Sacred Fire: A Vision for a Deeper Human and Christian Maturity
Rolheiser is a Catholic theologian whose spiritual writings appeal to increasing numbers of Protestants. Sacred Fire offers a fresh vision of Christian formation and discipleship. While evangelical readers may differ at points, Rolheiser’s vision of oneness with Christ is at times breathtaking. For those experiencing doubt and deconstruction, there is often a desire for answers. But Rolheiser invites us to something deeper: an experience of the love and mercy of Christ’s presence.

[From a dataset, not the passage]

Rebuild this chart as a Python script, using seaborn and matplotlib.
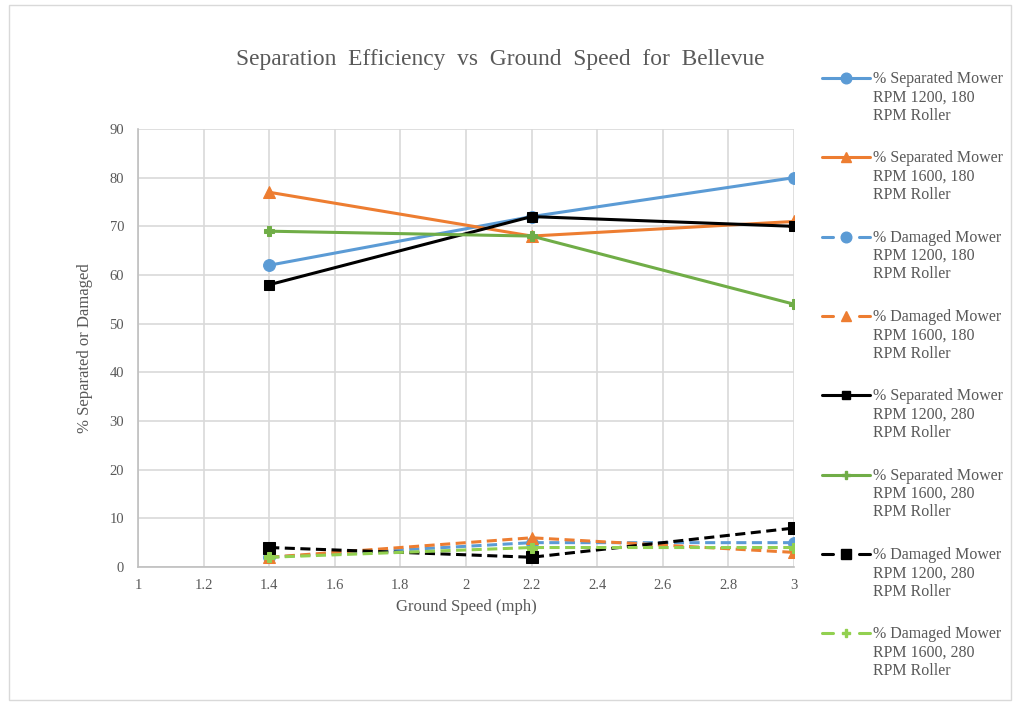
import matplotlib
matplotlib.use("Agg")
import matplotlib.pyplot as plt
import matplotlib.patches as mpatches
from matplotlib.lines import Line2D
import seaborn as sns
import pandas as pd

ground_speed = [1.4, 2.2, 3.0]

sep_1200_180 = [62, 72, 80]
sep_1600_180 = [77, 68, 71]
dmg_1200_180 = [2, 5, 5]
dmg_1600_180 = [2, 6, 3]
sep_1200_280 = [58, 72, 70]
sep_1600_280 = [69, 68, 54]
dmg_1200_280 = [4, 2, 8]
dmg_1600_280 = [2, 4, 4]

labels = [
    "% Separated Mower\nRPM 1200, 180\nRPM Roller",
    "% Separated Mower\nRPM 1600, 180\nRPM Roller",
    "% Damaged Mower\nRPM 1200, 180\nRPM Roller",
    "% Damaged Mower\nRPM 1600, 180\nRPM Roller",
    "% Separated Mower\nRPM 1200, 280\nRPM Roller",
    "% Separated Mower\nRPM 1600, 280\nRPM Roller",
    "% Damaged Mower\nRPM 1200, 280\nRPM Roller",
    "% Damaged Mower\nRPM 1600, 280\nRPM Roller",
]
series = [sep_1200_180, sep_1600_180, dmg_1200_180, dmg_1600_180,
          sep_1200_280, sep_1600_280, dmg_1200_280, dmg_1600_280]

SOLID = None
DASH = (3.3, 1.8)
styles = [
    dict(color="#5B9BD5", marker="o", dash=SOLID, ms=8.5),
    dict(color="#ED7D31", marker="^", dash=SOLID, ms=8.5),
    dict(color="#5B9BD5", marker="o", dash=DASH, ms=8.5),
    dict(color="#ED7D31", marker="^", dash=DASH, ms=8.5),
    dict(color="#000000", marker="s", dash=SOLID, ms=7),
    dict(color="#70AD47", marker="P", dash=SOLID, ms=7),
    dict(color="#000000", marker="s", dash=DASH, ms=8.5),
    dict(color="#92D050", marker="P", dash=DASH, ms=7),
]

sns.set_style("white")
plt.rcParams["font.family"] = ["Liberation Serif", "DejaVu Serif"]
TEXT = "#595959"

fig = plt.figure(figsize=(10.17, 7.06), dpi=100)
ax = fig.add_axes([0.1357, 0.1969, 0.6450, 0.6204])

for vals, lab, st in zip(series, labels, styles):
    df = pd.DataFrame({"speed": ground_speed, "value": vals})
    sns.lineplot(data=df, x="speed", y="value", ax=ax, color=st["color"],
                 marker=st["marker"], markersize=st["ms"], linewidth=2.2,
                 markeredgecolor=st["color"], legend=False)
    line = ax.get_lines()[-1]
    if st["dash"] is not None:
        line.set_dashes(st["dash"])

ax.set_xlim(1, 3)
ax.set_ylim(0, 90)
ax.set_xticks([1, 1.2, 1.4, 1.6, 1.8, 2, 2.2, 2.4, 2.6, 2.8, 3])
ax.set_xticklabels(["1", "1.2", "1.4", "1.6", "1.8", "2", "2.2", "2.4", "2.6", "2.8", "3"])
ax.set_yticks(range(0, 91, 10))
ax.grid(True, color="#D9D9D9", linewidth=1.2)
ax.set_axisbelow(True)
for side, sp in ax.spines.items():
    if side in ("left", "bottom"):
        sp.set_color("#BFBFBF")
        sp.set_linewidth(1.2)
    else:
        sp.set_visible(False)
ax.tick_params(axis="both", length=0, labelsize=10.5, labelcolor=TEXT)
ax.tick_params(axis="y", pad=10)
ax.tick_params(axis="x", pad=9)
ax.set_xlabel("Ground Speed (mph)", fontsize=12, color=TEXT, labelpad=5)
ax.set_ylabel("% Separated or Damaged", fontsize=12, color=TEXT, labelpad=12)

fig.text(0.492, 0.916, "Separation  Efficiency  vs  Ground  Speed  for  Bellevue",
         ha="center", va="center", fontsize=16.8, color=TEXT)

# legend on the right, one handle per series next to a three-line label
W, H = 1017, 706
for i, (lab, st) in enumerate(zip(labels, styles)):
    yc = 1 - (78 + 79.3 * i) / H
    x0, x1 = 822 / W, 870 / W
    if st["dash"] is None:
        fig.add_artist(Line2D([x0, x1], [yc, yc], transform=fig.transFigure,
                              color=st["color"], linewidth=2.2))
    else:
        fig.add_artist(Line2D([x0, 833 / W], [yc, yc], transform=fig.transFigure,
                              color=st["color"], linewidth=2.2))
        fig.add_artist(Line2D([859 / W, x1], [yc, yc], transform=fig.transFigure,
                              color=st["color"], linewidth=2.2))
    fig.add_artist(Line2D([846 / W], [yc], transform=fig.transFigure,
                          color=st["color"], marker=st["marker"],
                          markersize=st["ms"] * 0.9, linestyle="none",
                          markeredgecolor=st["color"]))
    fig.text(873 / W, yc + 7 / H, lab, ha="left", va="top", fontsize=11.5,
             color=TEXT, linespacing=1.2)

fig.patches.append(mpatches.Rectangle((0.009, 0.008), 0.985, 0.985,
                                      transform=fig.transFigure, fill=False,
                                      edgecolor="#D9D9D9", linewidth=1))

fig.savefig("out.png", dpi=100, facecolor="white")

The Road Trip that Changed the World: The Unlikely Theory that will Change How You View Culture, the Church, and, Most Importantly, Yourself
Australian pastor and cultural critic Mark Sayers is gifted at helping Christians reframe the pursuit of Jesus in a post-Christian context. Here, he gives a fascinating look at a book that changed a generation—Jack Kerouac’s On the Road. Sayers’s cultural insights are shrewd, but what impresses most is his invitation to faith in Jesus in an age of cynicism. The goal of Christian spirituality, he shows, is finding, not endless seeking.
O’Connor, the acclaimed Southern writer who endured a nearly lifelong battle with illness, is something of a patron saint for those who doubt. Few writers have so profoundly put to pen the experience of someone struggling with faith. O’Connor’s intimate prayer journals don’t offer all the answers—they offer the words of a friend sharing the same pain.

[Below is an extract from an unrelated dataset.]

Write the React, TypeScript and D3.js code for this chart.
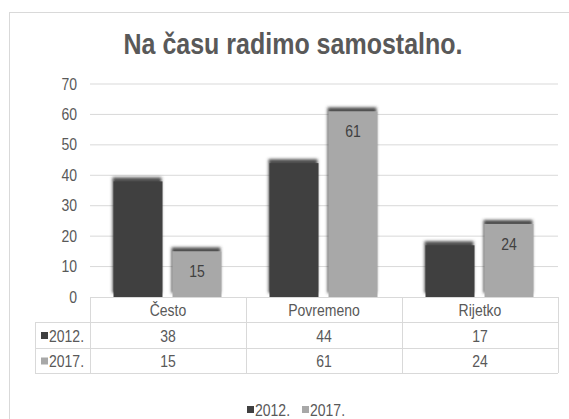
import React from "react";
import * as d3 from "d3";

const categories = ["Često", "Povremeno", "Rijetko"];
const seriesNames = ["2012.", "2017."];
const values2012 = [38, 44, 17];
const values2017 = [15, 61, 24];
const yTicks = [0, 10, 20, 30, 40, 50, 60, 70];
const title = "Na času radimo samostalno.";

const colors = ["#404040", "#A8A8A8"];
const textColor = "#595959";
const gridColor = "#D9D9D9";
const font = "'Liberation Sans', Arial, sans-serif";
const SY = 1.15;

function T(props: { x: number; y: number; size: number; anchor?: string; fill?: string; weight?: string; mid?: boolean; children: any }) {
  const { x, y, size, anchor = "start", fill = textColor, weight = "normal", mid = true, children } = props;
  return (
    <g transform={`translate(${x},${y}) scale(1,${SY})`}>
      <text x={0} y={0} dy={mid ? "0.35em" : undefined} textAnchor={anchor} fontSize={size} fontWeight={weight} fill={fill}>
        {children}
      </text>
    </g>
  );
}

export default function App() {
  const W = 569, H = 419;
  const plotLeft = 90, plotRight = 558;
  const y = d3.scaleLinear().domain([0, 70]).range([297, 84]);
  const x = d3.scaleBand<string>().domain(categories).range([plotLeft, plotRight]);
  const bw = x.bandwidth();
  const sub = d3.scaleBand<string>().domain(seriesNames).range([23.5, 23.5 + 108]).paddingInner(0.17);
  const series = [values2012, values2017];
  const rowY = [297, 322, 348, 373];

  return (
    <svg width={W} height={H} style={{ position: "absolute", left: 0, top: 0, background: "#fff" }} fontFamily={font}>
      <defs>
        <filter id="sh" x="-20%" y="-20%" width="140%" height="140%">
          <feGaussianBlur in="SourceAlpha" stdDeviation="1.6" result="b" />
          <feOffset in="b" dx="-1.5" dy="-4.5" result="o" />
          <feFlood floodColor="#3a3a3a" floodOpacity="0.9" />
          <feComposite in2="o" operator="in" result="s" />
          <feMerge>
            <feMergeNode in="s" />
            <feMergeNode in="SourceGraphic" />
          </feMerge>
        </filter>
      </defs>
      <rect x={0} y={0} width={W} height={H} fill="#fff" />
      <rect x={9.5} y={12.5} width={W} height={H} fill="none" stroke={gridColor} />
      <T x={293} y={54} size={25} anchor="middle" weight="bold" mid={false}>{title}</T>
      {yTicks.map((t) => (
        <g key={t}>
          {t > 0 && <line x1={plotLeft} x2={plotRight} y1={y(t)} y2={y(t)} stroke={gridColor} />}
          <T x={77} y={y(t)} size={14} anchor="end">{t}</T>
        </g>
      ))}
      {categories.map((c, i) => (
        <g key={c} transform={`translate(${x(c)},0)`}>
          {seriesNames.map((s, j) => {
            const v = series[j][i];
            const bx = sub(s)!;
            const w = sub.bandwidth();
            return (
              <g key={s}>
                <rect x={bx} y={y(v)} width={w} height={y(0) - y(v)} fill={colors[j]} filter="url(#sh)" />
                <T x={bx + w / 2} y={y(v) + 20} size={14} anchor="middle" fill="#404040">{v}</T>
              </g>
            );
          })}
        </g>
      ))}
      {/* data table */}
      <line x1={plotLeft} x2={plotRight} y1={rowY[0] + 0.5} y2={rowY[0] + 0.5} stroke={gridColor} />
      {rowY.slice(1).map((ry) => (
        <line key={ry} x1={35} x2={plotRight} y1={ry + 0.5} y2={ry + 0.5} stroke={gridColor} />
      ))}
      <line x1={35.5} x2={35.5} y1={rowY[1]} y2={rowY[3]} stroke={gridColor} />
      <line x1={plotLeft + 0.5} x2={plotLeft + 0.5} y1={rowY[0]} y2={rowY[3]} stroke={gridColor} />
      {categories.map((c) => (
        <line key={c} x1={x(c)! + bw + 0.5} x2={x(c)! + bw + 0.5} y1={rowY[0]} y2={rowY[3]} stroke={gridColor} />
      ))}
      {categories.map((c) => (
        <T key={c} x={x(c)! + bw / 2} y={(rowY[0] + rowY[1]) / 2 + 1} size={14} anchor="middle">{c}</T>
      ))}
      {seriesNames.map((s, j) => {
        const cy = (rowY[j + 1] + rowY[j + 2]) / 2 + 1;
        return (
          <g key={s}>
            <rect x={41} y={cy - 4} width={7} height={7} fill={colors[j]} />
            <T x={49} y={cy} size={14}>{s}</T>
            {categories.map((c, i) => (
              <T key={c} x={x(c)! + bw / 2} y={cy} size={14} anchor="middle">{series[j][i]}</T>
            ))}
          </g>
        );
      })}
      {/* legend */}
      {seriesNames.map((s, j) => {
        const lx = 247 + j * 55;
        return (
          <g key={s}>
            <rect x={lx} y={406} width={7} height={7} fill={colors[j]} />
            <T x={lx + 8} y={410} size={14}>{s}</T>
          </g>
        );
      })}
    </svg>
  );
}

For the Life of the World: Theology That Makes a Difference
Miroslav Volf and Matthew Croasmun
While not dealing head-on with the topic of doubt, this book sets a helpful framework for faith and theology in an age of radical skepticism. Volf and Croasmun contend that theological self-critique can be healthy, but only as it furthers repentance, grace, justice, and mercy. As the authors write, “We need an ‘I have a dream’ speech, not an ‘I have a complaint’ speech.”